> [DATASET EXTRACT]:
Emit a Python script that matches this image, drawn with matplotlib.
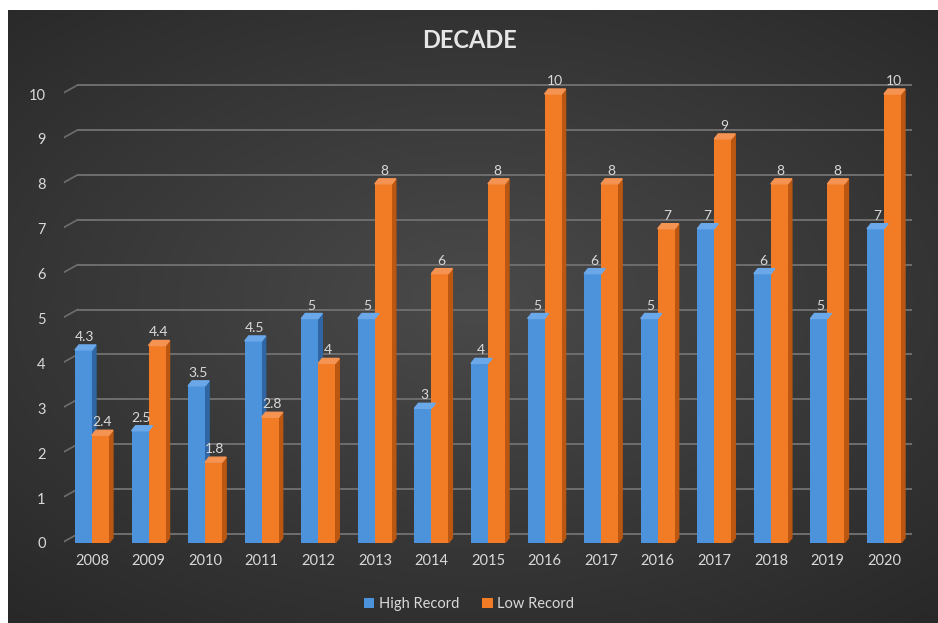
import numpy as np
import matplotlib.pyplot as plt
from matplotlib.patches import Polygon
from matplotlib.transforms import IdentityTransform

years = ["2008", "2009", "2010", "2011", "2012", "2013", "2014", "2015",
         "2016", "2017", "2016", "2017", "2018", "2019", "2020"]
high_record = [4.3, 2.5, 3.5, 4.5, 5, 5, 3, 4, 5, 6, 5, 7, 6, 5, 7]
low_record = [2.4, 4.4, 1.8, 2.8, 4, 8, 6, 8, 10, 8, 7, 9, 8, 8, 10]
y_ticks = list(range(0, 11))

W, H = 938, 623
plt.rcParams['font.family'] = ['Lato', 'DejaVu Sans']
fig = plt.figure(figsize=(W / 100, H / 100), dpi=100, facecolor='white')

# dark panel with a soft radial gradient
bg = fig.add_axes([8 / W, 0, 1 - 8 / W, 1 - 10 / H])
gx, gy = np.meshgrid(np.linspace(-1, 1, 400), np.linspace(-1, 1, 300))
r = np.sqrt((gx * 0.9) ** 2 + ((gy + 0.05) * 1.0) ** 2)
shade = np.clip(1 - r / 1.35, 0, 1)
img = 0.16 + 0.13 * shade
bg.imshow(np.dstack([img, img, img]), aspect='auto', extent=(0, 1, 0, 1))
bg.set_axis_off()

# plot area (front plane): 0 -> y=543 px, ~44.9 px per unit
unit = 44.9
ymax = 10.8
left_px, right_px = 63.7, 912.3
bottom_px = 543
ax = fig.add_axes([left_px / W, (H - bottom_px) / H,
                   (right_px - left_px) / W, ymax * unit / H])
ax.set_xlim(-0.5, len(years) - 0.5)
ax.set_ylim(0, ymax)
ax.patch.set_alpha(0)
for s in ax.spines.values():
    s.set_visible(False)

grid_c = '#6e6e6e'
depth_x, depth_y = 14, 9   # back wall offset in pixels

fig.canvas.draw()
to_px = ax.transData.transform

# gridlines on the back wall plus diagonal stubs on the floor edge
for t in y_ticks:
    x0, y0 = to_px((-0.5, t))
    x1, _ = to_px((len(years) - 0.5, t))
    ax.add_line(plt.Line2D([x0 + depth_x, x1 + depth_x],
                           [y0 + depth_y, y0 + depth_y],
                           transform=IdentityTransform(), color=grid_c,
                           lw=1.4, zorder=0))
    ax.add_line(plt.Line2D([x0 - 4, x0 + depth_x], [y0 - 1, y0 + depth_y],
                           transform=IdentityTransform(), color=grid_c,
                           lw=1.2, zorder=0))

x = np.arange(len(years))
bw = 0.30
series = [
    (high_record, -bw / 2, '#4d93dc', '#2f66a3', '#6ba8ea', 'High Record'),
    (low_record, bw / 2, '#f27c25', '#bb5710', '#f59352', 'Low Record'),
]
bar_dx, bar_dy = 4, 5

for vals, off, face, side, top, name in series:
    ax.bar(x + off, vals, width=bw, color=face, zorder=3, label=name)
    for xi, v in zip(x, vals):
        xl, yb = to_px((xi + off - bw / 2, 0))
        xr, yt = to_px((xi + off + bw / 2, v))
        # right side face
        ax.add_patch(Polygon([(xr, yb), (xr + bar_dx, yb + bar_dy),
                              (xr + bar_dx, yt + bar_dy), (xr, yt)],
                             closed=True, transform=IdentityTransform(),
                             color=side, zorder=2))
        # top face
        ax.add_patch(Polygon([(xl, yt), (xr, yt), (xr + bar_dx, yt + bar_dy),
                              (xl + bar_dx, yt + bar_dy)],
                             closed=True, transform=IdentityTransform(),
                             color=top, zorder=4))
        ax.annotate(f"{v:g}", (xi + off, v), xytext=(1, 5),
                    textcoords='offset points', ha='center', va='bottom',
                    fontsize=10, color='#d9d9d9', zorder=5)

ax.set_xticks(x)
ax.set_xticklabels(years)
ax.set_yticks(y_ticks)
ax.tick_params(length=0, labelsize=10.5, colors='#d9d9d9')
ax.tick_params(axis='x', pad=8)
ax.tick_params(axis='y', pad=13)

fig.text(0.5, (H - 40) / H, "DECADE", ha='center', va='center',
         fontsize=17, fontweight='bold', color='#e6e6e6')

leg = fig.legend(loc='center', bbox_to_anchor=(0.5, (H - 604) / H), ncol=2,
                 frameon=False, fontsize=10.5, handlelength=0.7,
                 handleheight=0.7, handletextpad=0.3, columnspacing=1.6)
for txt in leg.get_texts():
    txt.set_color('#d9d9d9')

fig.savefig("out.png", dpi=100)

> [SHORT EXERCISE]:
Return each line exactly as written. Any picture gets left out.

> [RESULT BELOW]:
Emit a Python script that matches this image, drawn with matplotlib.
import numpy as np
import matplotlib.pyplot as plt
from matplotlib.patches import Polygon
from matplotlib.transforms import IdentityTransform

years = ["2008", "2009", "2010", "2011", "2012", "2013", "2014", "2015",
         "2016", "2017", "2016", "2017", "2018", "2019", "2020"]
high_record = [4.3, 2.5, 3.5, 4.5, 5, 5, 3, 4, 5, 6, 5, 7, 6, 5, 7]
low_record = [2.4, 4.4, 1.8, 2.8, 4, 8, 6, 8, 10, 8, 7, 9, 8, 8, 10]
y_ticks = list(range(0, 11))

W, H = 938, 623
plt.rcParams['font.family'] = ['Lato', 'DejaVu Sans']
fig = plt.figure(figsize=(W / 100, H / 100), dpi=100, facecolor='white')

# dark panel with a soft radial gradient
bg = fig.add_axes([8 / W, 0, 1 - 8 / W, 1 - 10 / H])
gx, gy = np.meshgrid(np.linspace(-1, 1, 400), np.linspace(-1, 1, 300))
r = np.sqrt((gx * 0.9) ** 2 + ((gy + 0.05) * 1.0) ** 2)
shade = np.clip(1 - r / 1.35, 0, 1)
img = 0.16 + 0.13 * shade
bg.imshow(np.dstack([img, img, img]), aspect='auto', extent=(0, 1, 0, 1))
bg.set_axis_off()

# plot area (front plane): 0 -> y=543 px, ~44.9 px per unit
unit = 44.9
ymax = 10.8
left_px, right_px = 63.7, 912.3
bottom_px = 543
ax = fig.add_axes([left_px / W, (H - bottom_px) / H,
                   (right_px - left_px) / W, ymax * unit / H])
ax.set_xlim(-0.5, len(years) - 0.5)
ax.set_ylim(0, ymax)
ax.patch.set_alpha(0)
for s in ax.spines.values():
    s.set_visible(False)

grid_c = '#6e6e6e'
depth_x, depth_y = 14, 9   # back wall offset in pixels

fig.canvas.draw()
to_px = ax.transData.transform

# gridlines on the back wall plus diagonal stubs on the floor edge
for t in y_ticks:
    x0, y0 = to_px((-0.5, t))
    x1, _ = to_px((len(years) - 0.5, t))
    ax.add_line(plt.Line2D([x0 + depth_x, x1 + depth_x],
                           [y0 + depth_y, y0 + depth_y],
                           transform=IdentityTransform(), color=grid_c,
                           lw=1.4, zorder=0))
    ax.add_line(plt.Line2D([x0 - 4, x0 + depth_x], [y0 - 1, y0 + depth_y],
                           transform=IdentityTransform(), color=grid_c,
                           lw=1.2, zorder=0))

x = np.arange(len(years))
bw = 0.30
series = [
    (high_record, -bw / 2, '#4d93dc', '#2f66a3', '#6ba8ea', 'High Record'),
    (low_record, bw / 2, '#f27c25', '#bb5710', '#f59352', 'Low Record'),
]
bar_dx, bar_dy = 4, 5

for vals, off, face, side, top, name in series:
    ax.bar(x + off, vals, width=bw, color=face, zorder=3, label=name)
    for xi, v in zip(x, vals):
        xl, yb = to_px((xi + off - bw / 2, 0))
        xr, yt = to_px((xi + off + bw / 2, v))
        # right side face
        ax.add_patch(Polygon([(xr, yb), (xr + bar_dx, yb + bar_dy),
                              (xr + bar_dx, yt + bar_dy), (xr, yt)],
                             closed=True, transform=IdentityTransform(),
                             color=side, zorder=2))
        # top face
        ax.add_patch(Polygon([(xl, yt), (xr, yt), (xr + bar_dx, yt + bar_dy),
                              (xl + bar_dx, yt + bar_dy)],
                             closed=True, transform=IdentityTransform(),
                             color=top, zorder=4))
        ax.annotate(f"{v:g}", (xi + off, v), xytext=(1, 5),
                    textcoords='offset points', ha='center', va='bottom',
                    fontsize=10, color='#d9d9d9', zorder=5)

ax.set_xticks(x)
ax.set_xticklabels(years)
ax.set_yticks(y_ticks)
ax.tick_params(length=0, labelsize=10.5, colors='#d9d9d9')
ax.tick_params(axis='x', pad=8)
ax.tick_params(axis='y', pad=13)

fig.text(0.5, (H - 40) / H, "DECADE", ha='center', va='center',
         fontsize=17, fontweight='bold', color='#e6e6e6')

leg = fig.legend(loc='center', bbox_to_anchor=(0.5, (H - 604) / H), ncol=2,
                 frameon=False, fontsize=10.5, handlelength=0.7,
                 handleheight=0.7, handletextpad=0.3, columnspacing=1.6)
for txt in leg.get_texts():
    txt.set_color('#d9d9d9')

fig.savefig("out.png", dpi=100)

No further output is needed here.